DATA SECTION →
***

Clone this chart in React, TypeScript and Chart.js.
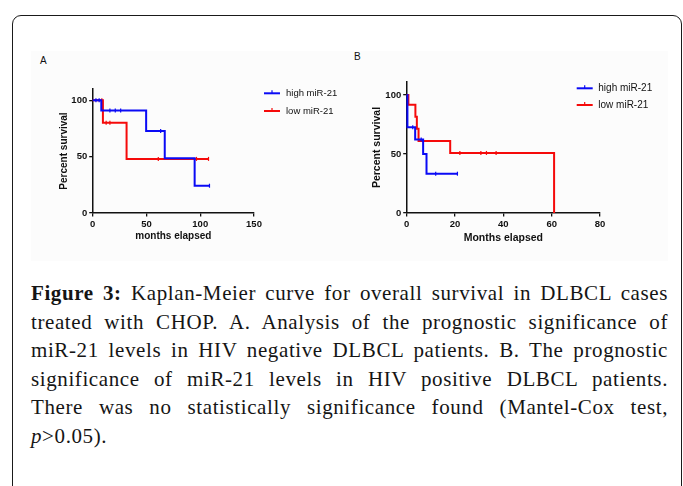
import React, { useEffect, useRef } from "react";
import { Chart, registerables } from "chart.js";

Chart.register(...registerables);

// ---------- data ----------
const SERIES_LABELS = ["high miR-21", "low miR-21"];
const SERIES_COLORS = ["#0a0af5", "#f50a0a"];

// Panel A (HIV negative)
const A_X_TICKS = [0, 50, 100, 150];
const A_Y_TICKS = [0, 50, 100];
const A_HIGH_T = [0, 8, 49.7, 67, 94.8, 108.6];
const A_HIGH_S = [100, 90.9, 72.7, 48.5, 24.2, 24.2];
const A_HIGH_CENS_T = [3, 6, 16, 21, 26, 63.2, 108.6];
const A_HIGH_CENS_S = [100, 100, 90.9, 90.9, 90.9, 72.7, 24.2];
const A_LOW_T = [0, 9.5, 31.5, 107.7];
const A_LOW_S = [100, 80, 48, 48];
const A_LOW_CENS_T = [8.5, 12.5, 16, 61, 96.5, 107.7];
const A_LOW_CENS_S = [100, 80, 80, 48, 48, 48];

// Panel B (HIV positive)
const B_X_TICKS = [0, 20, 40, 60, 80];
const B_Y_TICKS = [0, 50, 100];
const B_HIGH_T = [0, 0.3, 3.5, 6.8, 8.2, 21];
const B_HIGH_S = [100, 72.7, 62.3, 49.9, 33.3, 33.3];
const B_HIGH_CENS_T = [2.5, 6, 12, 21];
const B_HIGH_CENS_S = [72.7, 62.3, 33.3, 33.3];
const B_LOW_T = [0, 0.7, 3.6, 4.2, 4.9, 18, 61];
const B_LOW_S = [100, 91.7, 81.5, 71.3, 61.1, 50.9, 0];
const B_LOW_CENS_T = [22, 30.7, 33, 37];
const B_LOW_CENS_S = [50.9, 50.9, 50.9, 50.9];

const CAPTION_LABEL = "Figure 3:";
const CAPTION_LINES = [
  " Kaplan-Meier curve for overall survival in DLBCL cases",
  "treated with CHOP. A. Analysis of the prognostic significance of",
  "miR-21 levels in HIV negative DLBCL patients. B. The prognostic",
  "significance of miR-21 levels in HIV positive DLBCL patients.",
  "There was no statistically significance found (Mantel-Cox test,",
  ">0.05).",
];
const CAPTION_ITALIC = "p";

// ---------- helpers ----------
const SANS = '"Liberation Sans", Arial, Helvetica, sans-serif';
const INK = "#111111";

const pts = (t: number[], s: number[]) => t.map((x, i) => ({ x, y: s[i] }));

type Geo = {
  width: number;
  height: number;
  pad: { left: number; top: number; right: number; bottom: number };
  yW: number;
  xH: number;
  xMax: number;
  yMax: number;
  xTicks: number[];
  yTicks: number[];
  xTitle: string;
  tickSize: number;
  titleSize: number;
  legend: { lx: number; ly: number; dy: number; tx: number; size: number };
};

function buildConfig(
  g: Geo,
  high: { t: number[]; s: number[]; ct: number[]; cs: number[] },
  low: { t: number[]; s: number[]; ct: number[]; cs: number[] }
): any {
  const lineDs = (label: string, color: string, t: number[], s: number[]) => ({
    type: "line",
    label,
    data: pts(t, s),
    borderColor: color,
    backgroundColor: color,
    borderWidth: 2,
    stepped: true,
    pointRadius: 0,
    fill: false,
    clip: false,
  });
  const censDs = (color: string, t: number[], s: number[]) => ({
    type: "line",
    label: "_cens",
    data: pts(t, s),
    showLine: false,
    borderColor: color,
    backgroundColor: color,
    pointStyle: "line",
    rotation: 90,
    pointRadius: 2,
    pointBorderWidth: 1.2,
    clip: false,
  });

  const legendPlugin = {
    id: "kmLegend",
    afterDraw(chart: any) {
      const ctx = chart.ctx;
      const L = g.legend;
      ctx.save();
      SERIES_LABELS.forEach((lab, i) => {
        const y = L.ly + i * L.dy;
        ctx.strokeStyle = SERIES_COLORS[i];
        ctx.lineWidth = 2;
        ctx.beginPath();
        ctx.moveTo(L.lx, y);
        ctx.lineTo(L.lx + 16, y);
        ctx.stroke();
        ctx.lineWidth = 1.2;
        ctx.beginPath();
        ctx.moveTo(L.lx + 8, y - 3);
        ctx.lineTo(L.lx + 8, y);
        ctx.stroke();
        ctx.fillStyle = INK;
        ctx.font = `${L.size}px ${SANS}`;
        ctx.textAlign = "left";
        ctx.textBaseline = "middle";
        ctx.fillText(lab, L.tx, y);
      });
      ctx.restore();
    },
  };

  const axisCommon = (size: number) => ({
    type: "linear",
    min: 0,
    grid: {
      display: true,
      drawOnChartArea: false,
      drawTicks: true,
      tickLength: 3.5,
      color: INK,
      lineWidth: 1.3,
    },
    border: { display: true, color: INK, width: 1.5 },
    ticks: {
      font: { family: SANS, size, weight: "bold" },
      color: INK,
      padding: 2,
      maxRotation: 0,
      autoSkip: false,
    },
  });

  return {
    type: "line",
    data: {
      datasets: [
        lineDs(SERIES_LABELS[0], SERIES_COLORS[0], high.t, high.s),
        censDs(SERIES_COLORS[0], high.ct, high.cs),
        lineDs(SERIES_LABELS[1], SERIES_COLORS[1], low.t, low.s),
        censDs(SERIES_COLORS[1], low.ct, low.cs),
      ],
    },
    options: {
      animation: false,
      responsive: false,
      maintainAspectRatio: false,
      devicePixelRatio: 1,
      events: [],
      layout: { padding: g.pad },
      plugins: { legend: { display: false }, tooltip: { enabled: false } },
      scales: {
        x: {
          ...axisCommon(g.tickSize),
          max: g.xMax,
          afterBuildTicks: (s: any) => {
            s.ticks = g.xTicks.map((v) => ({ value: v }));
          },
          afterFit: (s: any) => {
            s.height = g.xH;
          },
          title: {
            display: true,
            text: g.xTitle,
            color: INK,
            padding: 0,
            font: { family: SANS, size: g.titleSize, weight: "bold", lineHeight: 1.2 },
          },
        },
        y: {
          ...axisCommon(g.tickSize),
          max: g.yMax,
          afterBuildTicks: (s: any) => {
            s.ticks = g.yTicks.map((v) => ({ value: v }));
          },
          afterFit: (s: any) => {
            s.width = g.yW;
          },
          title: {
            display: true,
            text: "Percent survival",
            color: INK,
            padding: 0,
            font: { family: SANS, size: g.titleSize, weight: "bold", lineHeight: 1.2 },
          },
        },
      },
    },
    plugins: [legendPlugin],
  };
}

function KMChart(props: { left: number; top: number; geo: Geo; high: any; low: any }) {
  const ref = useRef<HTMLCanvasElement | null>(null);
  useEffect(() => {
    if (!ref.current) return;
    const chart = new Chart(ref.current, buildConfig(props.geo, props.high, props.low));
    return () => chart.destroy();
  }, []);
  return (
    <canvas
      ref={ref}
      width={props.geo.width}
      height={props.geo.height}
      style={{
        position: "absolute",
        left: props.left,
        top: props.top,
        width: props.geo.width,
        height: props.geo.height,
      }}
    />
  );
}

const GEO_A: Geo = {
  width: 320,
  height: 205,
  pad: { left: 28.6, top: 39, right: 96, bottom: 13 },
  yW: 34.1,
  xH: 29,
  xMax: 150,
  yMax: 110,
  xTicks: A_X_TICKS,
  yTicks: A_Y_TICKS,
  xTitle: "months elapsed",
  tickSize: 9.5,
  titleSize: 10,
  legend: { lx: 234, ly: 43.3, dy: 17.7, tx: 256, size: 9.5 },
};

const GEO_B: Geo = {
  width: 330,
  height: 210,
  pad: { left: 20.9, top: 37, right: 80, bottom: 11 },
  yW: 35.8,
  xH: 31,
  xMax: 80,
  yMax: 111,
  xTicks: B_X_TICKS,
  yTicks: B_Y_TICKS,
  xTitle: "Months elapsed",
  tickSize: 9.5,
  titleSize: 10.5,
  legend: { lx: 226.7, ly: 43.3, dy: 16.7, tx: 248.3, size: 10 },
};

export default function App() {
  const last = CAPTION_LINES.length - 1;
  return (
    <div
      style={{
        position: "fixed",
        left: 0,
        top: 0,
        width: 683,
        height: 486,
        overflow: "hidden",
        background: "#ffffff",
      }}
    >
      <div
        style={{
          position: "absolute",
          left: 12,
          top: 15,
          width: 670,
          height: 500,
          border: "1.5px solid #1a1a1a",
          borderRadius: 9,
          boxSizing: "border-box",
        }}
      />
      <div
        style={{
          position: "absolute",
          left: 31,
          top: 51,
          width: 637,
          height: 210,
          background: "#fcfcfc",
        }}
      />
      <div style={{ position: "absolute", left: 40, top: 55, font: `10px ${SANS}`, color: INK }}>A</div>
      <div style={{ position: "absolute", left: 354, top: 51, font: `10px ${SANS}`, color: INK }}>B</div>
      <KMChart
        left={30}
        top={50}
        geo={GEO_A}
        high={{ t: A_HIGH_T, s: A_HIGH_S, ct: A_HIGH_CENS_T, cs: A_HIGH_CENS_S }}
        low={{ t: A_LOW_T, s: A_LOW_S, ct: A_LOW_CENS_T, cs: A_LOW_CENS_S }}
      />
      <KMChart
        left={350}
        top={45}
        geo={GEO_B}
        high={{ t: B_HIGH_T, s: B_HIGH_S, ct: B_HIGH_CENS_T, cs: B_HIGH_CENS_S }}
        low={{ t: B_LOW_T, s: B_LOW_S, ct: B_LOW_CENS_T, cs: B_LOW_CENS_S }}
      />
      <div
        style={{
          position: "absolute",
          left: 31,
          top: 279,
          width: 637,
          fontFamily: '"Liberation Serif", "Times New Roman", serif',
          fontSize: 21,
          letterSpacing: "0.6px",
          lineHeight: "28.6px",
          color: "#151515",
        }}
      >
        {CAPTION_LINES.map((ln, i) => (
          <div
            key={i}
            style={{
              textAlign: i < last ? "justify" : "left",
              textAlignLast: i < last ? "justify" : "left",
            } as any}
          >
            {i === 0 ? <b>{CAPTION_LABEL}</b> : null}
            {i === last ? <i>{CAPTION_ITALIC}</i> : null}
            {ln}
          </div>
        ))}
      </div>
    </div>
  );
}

***

TO DO → Search the listing for the word "React" and return each line that holds it.

EXERCISE ANSWER →
Clone this chart in React, TypeScript and Chart.js.
import React, { useEffect, useRef } from "react";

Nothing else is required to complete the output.